**RECORD EXTRACTS:**
-*-

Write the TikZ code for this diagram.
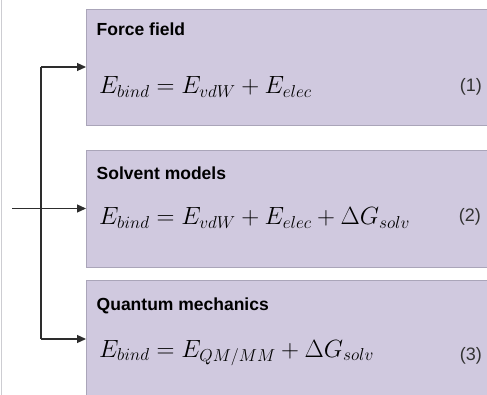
\documentclass[tikz,border=0pt]{standalone}
\usepackage{fontspec}
\setmainfont{Liberation Sans}
\usetikzlibrary{arrows.meta}
\definecolor{boxfill}{RGB}{208,201,223}
\definecolor{boxline}{RGB}{170,165,185}
\definecolor{conn}{RGB}{45,45,45}
\definecolor{edge}{RGB}{205,205,210}
\tikzset{
  panel/.style={draw=boxline, line width=0.8pt, fill=boxfill, anchor=north west,
    minimum width=420pt, inner sep=0pt, outer sep=0pt},
  ttl/.style={anchor=base west, inner sep=0pt, font=\fontsize{17.5}{20}\selectfont\bfseries},
  eqn/.style={anchor=base west, inner sep=0pt, font=\fontsize{23.8}{28}\selectfont},
  num/.style={anchor=base east, inner sep=0pt, font=\fontsize{18}{21}\selectfont, text=black!80},
  arr/.style={draw=conn, line width=1.2pt, -{Triangle[length=9pt,width=8pt]}},
  ln/.style={draw=conn, line width=1.2pt}
}
\begin{document}
\begin{tikzpicture}[x=1pt,y=-1pt]
\path[use as bounding box, fill=white] (0,0) rectangle (487,395);
\draw[edge, line width=1pt] (1.5,0) -- (1.5,395);
% boxes
\node[panel, minimum height=116pt] (b1) at (86,9) {};
\node[panel, minimum height=117pt] (b2) at (86,150) {};
\node[panel, minimum height=118pt] (b3) at (86,280) {};
% titles
\node[ttl] (t1) at (96.5,35.5) {Force field};
\node[ttl] (t2) at (96.5,180) {Solvent models};
\node[ttl] (t3) at (96.5,310.5) {Quantum mechanics};
% equations
\node[eqn] (e1) at (99,94) {$E_{bind}=E_{vdW}+E_{elec}$};
\node[eqn] (e2) at (99,225) {$E_{bind}=E_{vdW}+E_{elec}+\Delta G_{solv}$};
\node[eqn] (e3) at (99,357) {$E_{bind}=E_{QM/MM}+\Delta G_{solv}$};
% numbers
\node[num] (n1) at (482,92) {(1)};
\node[num] (n2) at (481,222) {(2)};
\node[num] (n3) at (482,360) {(3)};
% connectors
\coordinate (src) at (12,0);
\coordinate (trunk) at (41,0);
\draw[ln] (b1.west -| trunk) -- (b3.west -| trunk);
\draw[arr] (b1.west -| trunk) -- (b1.west);
\draw[arr] (b3.west -| trunk) -- (b3.west);
\draw[arr] (b2.west -| src) -- (b2.west);
\end{tikzpicture}
\end{document}
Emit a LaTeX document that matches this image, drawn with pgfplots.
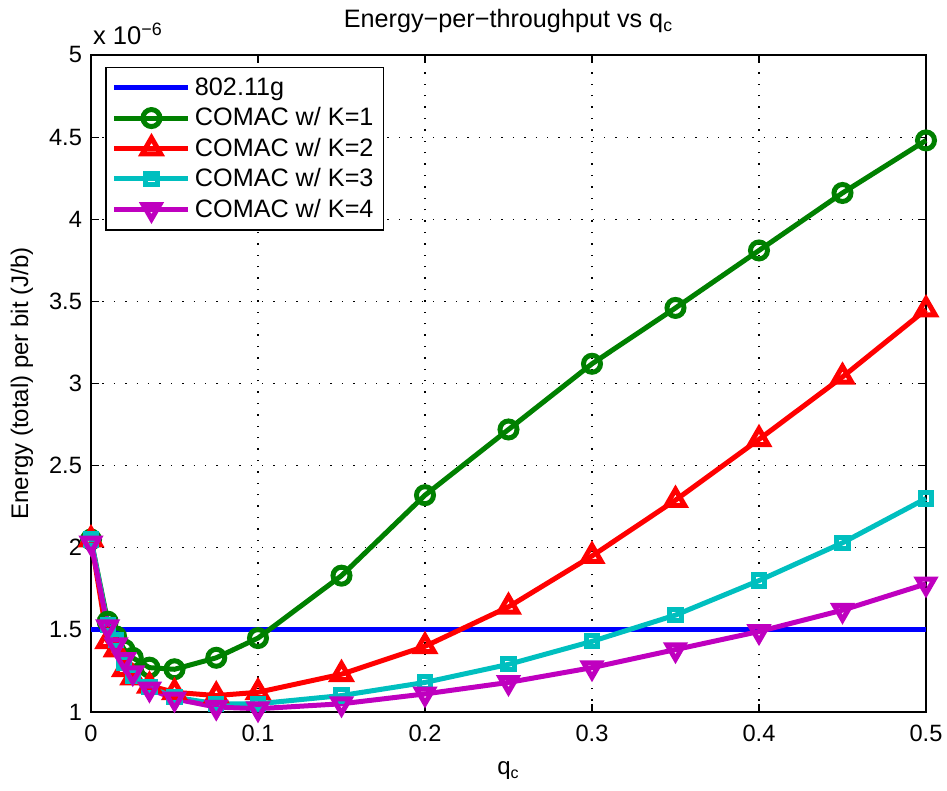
\documentclass[border=0pt]{standalone}
\usepackage{fontspec}
\setmainfont{Liberation Sans}
\usepackage{pgfplots}
\pgfplotsset{compat=1.18}
\definecolor{mgreen}{rgb}{0,0.5,0}
\definecolor{mcyan}{rgb}{0,0.75,0.75}
\definecolor{mmag}{rgb}{0.75,0,0.75}
\begin{document}
\begin{tikzpicture}
\useasboundingbox (-45.5pt,-39.5pt) rectangle (428pt,356pt);
\begin{axis}[
  at={(0,0)}, anchor=south west,
  scale only axis, width=417.5pt, height=328.5pt,
  xmin=0, xmax=0.5, ymin=1, ymax=5,
  xtick={0,0.1,0.2,0.3,0.4,0.5},
  ytick={1,1.5,2,2.5,3,3.5,4,4.5,5},
  scaled ticks=false,
  /pgf/number format/assume math mode=true,
  /pgf/number format/fixed,
  tick align=inside, tick pos=both,
  major tick length=4pt,
  tick style={black, line width=0.6pt},
  grid=major,
  major grid style={black, line width=0.6pt, dash pattern=on 0.7pt off 5pt},
  axis line style={black, line width=0.9pt},
  ticklabel style={font=\fontsize{11.8}{14}\selectfont},
  xticklabel style={yshift=-3pt},
  yticklabel style={xshift=-1pt},
  label style={font=\fontsize{12}{14}\selectfont},
  xlabel={q\textsubscript{c}},
  xlabel style={at={(axis description cs:0.5,0)}, anchor=base, yshift=-31.5pt},
  ylabel={Energy (total) per bit (J/b)},
  ylabel style={at={(axis description cs:-0.0826,0.5)}, anchor=center},
  title={Energy−per−throughput vs q\textsubscript{c}},
  title style={at={(axis description cs:0.5,1)}, anchor=base, yshift=7.5pt, font=\fontsize{12.6}{14}\selectfont},
  legend style={at={(axis description cs:0.017,0.982)}, anchor=north west,
    draw=black, line width=0.8pt, fill=white,
    font=\fontsize{12.6}{14}\selectfont, row sep=0.6pt, inner sep=3pt},
  legend cell align=left,
  legend image code/.code={\draw[mark repeat=2,mark phase=2] plot coordinates {(0cm,0cm) (0.65cm,0cm) (1.3cm,0cm)};},
  every axis plot/.append style={line width=2.5pt},
  clip=false,
]
\addplot[blue, no marks] coordinates {(0,1.5) (0.5,1.5)};
\addlegendentry{802.11g}
\addplot[mgreen, mark=o, mark size=4.25pt, mark options={solid, fill=none}] coordinates {
(0,2.05) (0.01,1.55) (0.015,1.46) (0.02,1.38) (0.025,1.33) (0.035,1.27) (0.05,1.26) (0.075,1.33) (0.1,1.45) (0.15,1.83) (0.2,2.32) (0.25,2.72) (0.3,3.12) (0.35,3.46) (0.4,3.81) (0.45,4.16) (0.5,4.48)};
\addlegendentry{COMAC w/ K=1}
\addplot[red, mark=triangle, mark size=5.3pt, mark options={solid, fill=none}] coordinates {
(0,2.05) (0.01,1.43) (0.015,1.38) (0.02,1.26) (0.025,1.21) (0.035,1.16) (0.05,1.12) (0.075,1.10) (0.1,1.12) (0.15,1.23) (0.2,1.40) (0.25,1.64) (0.3,1.95) (0.35,2.29) (0.4,2.66) (0.45,3.04) (0.5,3.45)};
\addlegendentry{COMAC w/ K=2}
\addplot[mcyan, mark=square, mark size=2.8pt, mark options={solid, fill=none}] coordinates {
(0,2.05) (0.01,1.53) (0.015,1.44) (0.02,1.30) (0.025,1.22) (0.035,1.15) (0.05,1.09) (0.075,1.05) (0.1,1.05) (0.15,1.10) (0.2,1.18) (0.25,1.29) (0.3,1.43) (0.35,1.59) (0.4,1.80) (0.45,2.03) (0.5,2.30)};
\addlegendentry{COMAC w/ K=3}
\addplot[mmag, mark=triangle, mark size=4.8pt, mark options={solid, fill=none, rotate=180}] coordinates {
(0,2.03) (0.01,1.52) (0.015,1.41) (0.02,1.32) (0.025,1.24) (0.035,1.14) (0.05,1.08) (0.075,1.03) (0.1,1.02) (0.15,1.05) (0.2,1.11) (0.25,1.18) (0.3,1.27) (0.35,1.38) (0.4,1.49) (0.45,1.62) (0.5,1.78)};
\addlegendentry{COMAC w/ K=4}
\node[anchor=base west, inner sep=0pt, font=\fontsize{12.8}{14}\selectfont] at (axis description cs:0.002,1.016) {x 10\textsuperscript{−6}};
\end{axis}
\end{tikzpicture}
\end{document}
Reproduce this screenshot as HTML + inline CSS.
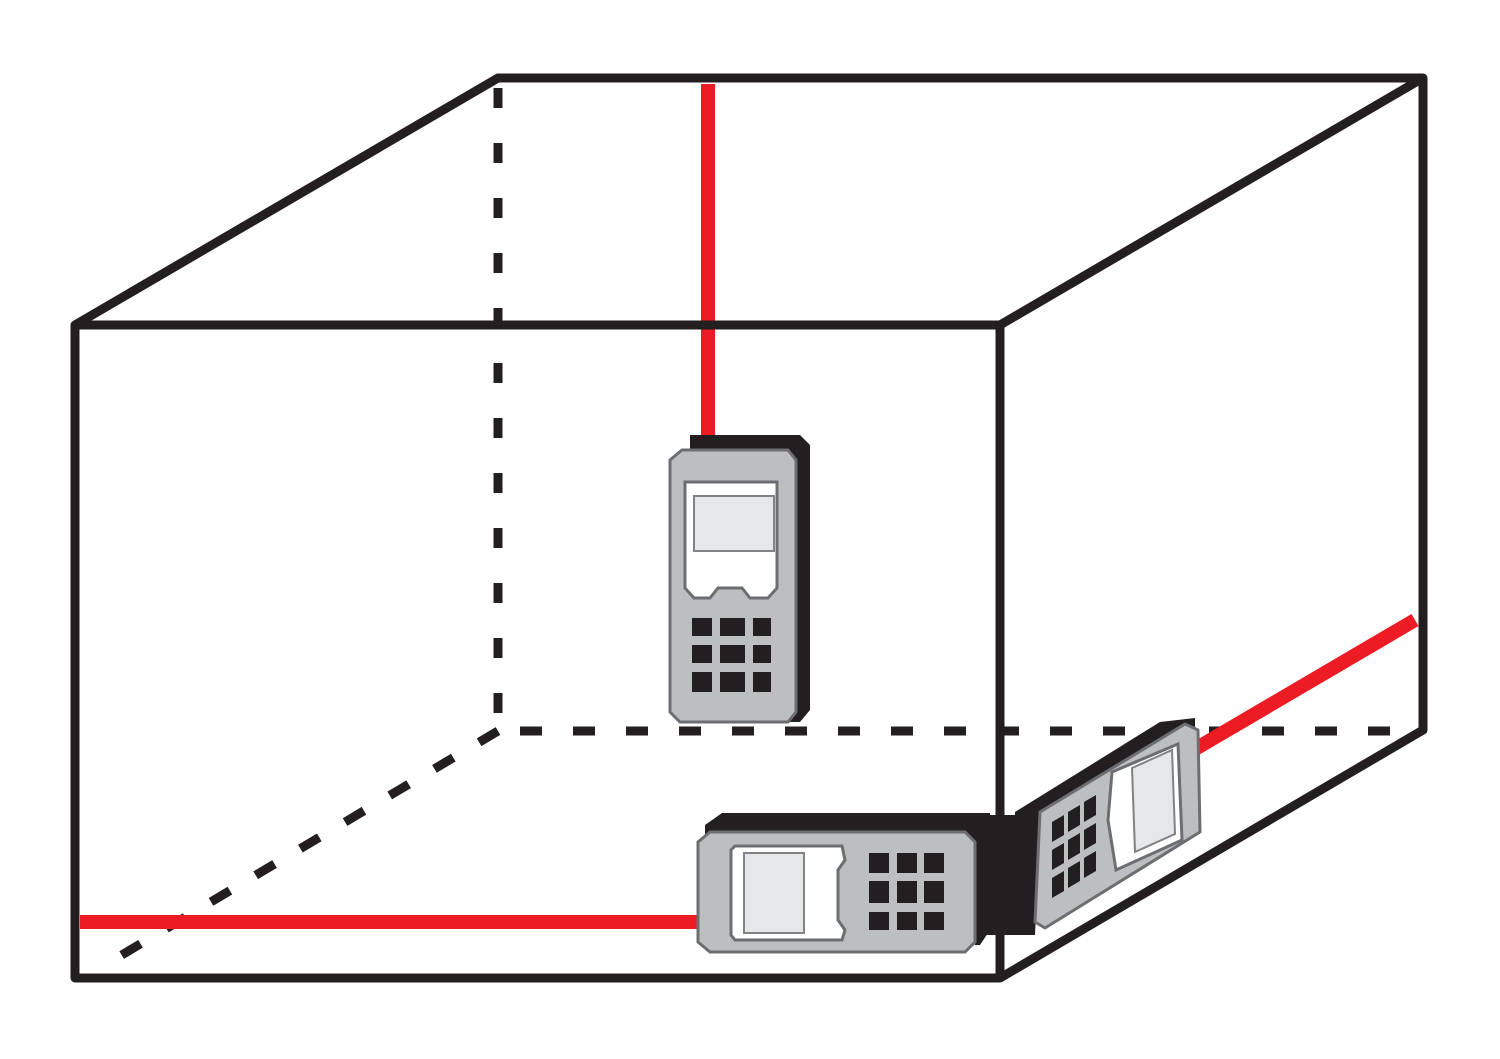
<!DOCTYPE html>
<html><head><meta charset="utf-8"><style>html,body{margin:0;padding:0;background:#fff}svg{display:block}</style></head>
<body>
<svg width="1500" height="1059" viewBox="0 0 1500 1059" xmlns="http://www.w3.org/2000/svg">
<rect width="1500" height="1059" fill="#fff"/>
<g stroke="#231f20" stroke-width="9" fill="none">
  <line x1="498" y1="88" x2="498" y2="730" stroke-dasharray="20 35"/>
  <line x1="520" y1="731" x2="1420" y2="731" stroke-dasharray="22 31"/>
  <line x1="498" y1="731" x2="110" y2="962" stroke-dasharray="22 30"/>
</g>
<g stroke="#ed1c24" stroke-width="14" fill="none">
  <line x1="708" y1="84" x2="708" y2="440"/>
  <line x1="80" y1="922" x2="700" y2="922"/>
  <line x1="1190" y1="752" x2="1415" y2="620"/>
</g>
<g stroke="#231f20" stroke-width="9" fill="none" stroke-linejoin="round">
  <polyline points="75,325 498,78 1423,78 1423,730 1000,978"/>
  <rect x="75" y="325" width="925" height="653"/>
  <line x1="1000" y1="325" x2="1423" y2="78"/>
</g>
<!-- vertical device -->
<g>
  <path d="M690 435 H800 L810 445 V710 L800 722 H690 Z" fill="#231f20"/>
  <path d="M682 450 H788 L796 460 V712 L788 722 H680 L670 712 V460 Z" fill="#bcbec0" stroke="#6d6e71" stroke-width="3"/>
  <path d="M685 482 H777 V588 L768 598 L750 598 L742 588 H718 L710 598 L694 598 L685 588 Z" fill="#fff" stroke="#6d6e71" stroke-width="3"/>
  <rect x="694" y="496" width="80" height="55" fill="#e6e7e8" stroke="#808285" stroke-width="2"/>
  <g fill="#231f20">
    <rect x="692" y="618" width="20" height="18"/><rect x="720" y="618" width="25" height="18"/><rect x="753" y="618" width="18" height="18"/>
    <rect x="692" y="645" width="20" height="18"/><rect x="720" y="645" width="25" height="18"/><rect x="753" y="645" width="18" height="18"/>
    <rect x="692" y="672" width="20" height="20"/><rect x="720" y="672" width="25" height="20"/><rect x="753" y="672" width="18" height="20"/>
  </g>
</g>
<!-- bottom device -->
<g>
  <path d="M705 825 L722 813 H990 V930 L980 945 H975 V840 H705 Z" fill="#231f20"/>
  <rect x="975" y="815" width="60" height="120" fill="#231f20"/>
  <path d="M710 832 H965 L975 842 V942 L965 952 H710 L698 942 V842 Z" fill="#bcbec0" stroke="#6d6e71" stroke-width="3"/>
  <path d="M735 846 H842 L845 860 L838 870 V920 L845 930 L842 940 H735 L731 935 V850 Z" fill="#fff" stroke="#6d6e71" stroke-width="3"/>
  <rect x="744" y="853" width="60" height="80" fill="#e6e7e8" stroke="#808285" stroke-width="2"/>
  <g fill="#231f20">
    <rect x="869" y="853" width="20" height="20"/><rect x="897" y="853" width="20" height="20"/><rect x="924" y="853" width="20" height="20"/>
    <rect x="869" y="881" width="20" height="22"/><rect x="897" y="881" width="20" height="22"/><rect x="924" y="881" width="20" height="22"/>
    <rect x="869" y="912" width="20" height="18"/><rect x="897" y="912" width="20" height="18"/><rect x="924" y="912" width="20" height="18"/>
  </g>
</g>
<!-- right device -->
<g>
  <polygon points="1015,812 1160,722 1195,718 1195,740 1040,830 1035,935 1015,935" fill="#231f20"/>
  <polygon points="1040,812 1185,724 1198,730 1200,832 1045,928 1035,922" fill="#bcbec0" stroke="#6d6e71" stroke-width="3" stroke-linejoin="round"/>
  <polygon points="1112,772 1178,744 1182,840 1116,870 1108,820" fill="#fff" stroke="#6d6e71" stroke-width="3"/>
  <polygon points="1132,768 1172,750 1175,834 1135,852" fill="#e6e7e8" stroke="#808285" stroke-width="2"/>
  <g fill="#231f20">
    <polygon points="1052,822 1064,815 1064,835 1052,842"/><polygon points="1068,812 1080,805 1080,825 1068,832"/><polygon points="1084,802 1096,795 1096,815 1084,822"/>
    <polygon points="1052,850 1064,843 1064,863 1052,870"/><polygon points="1068,840 1080,833 1080,853 1068,860"/><polygon points="1084,830 1096,823 1096,843 1084,850"/>
    <polygon points="1052,878 1064,871 1064,891 1052,898"/><polygon points="1068,868 1080,861 1080,881 1068,888"/><polygon points="1084,858 1096,851 1096,871 1084,878"/>
  </g>
</g>
</svg>
</body></html>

-*-

**AIM OF THE EXERCISE:**
Pull out each line holding the string "code".

**FULL SOLUTION:**
Write the TikZ code for this diagram.
  legend image code/.code={\draw[mark repeat=2,mark phase=2] plot coordinates {(0cm,0cm) (0.65cm,0cm) (1.3cm,0cm)};},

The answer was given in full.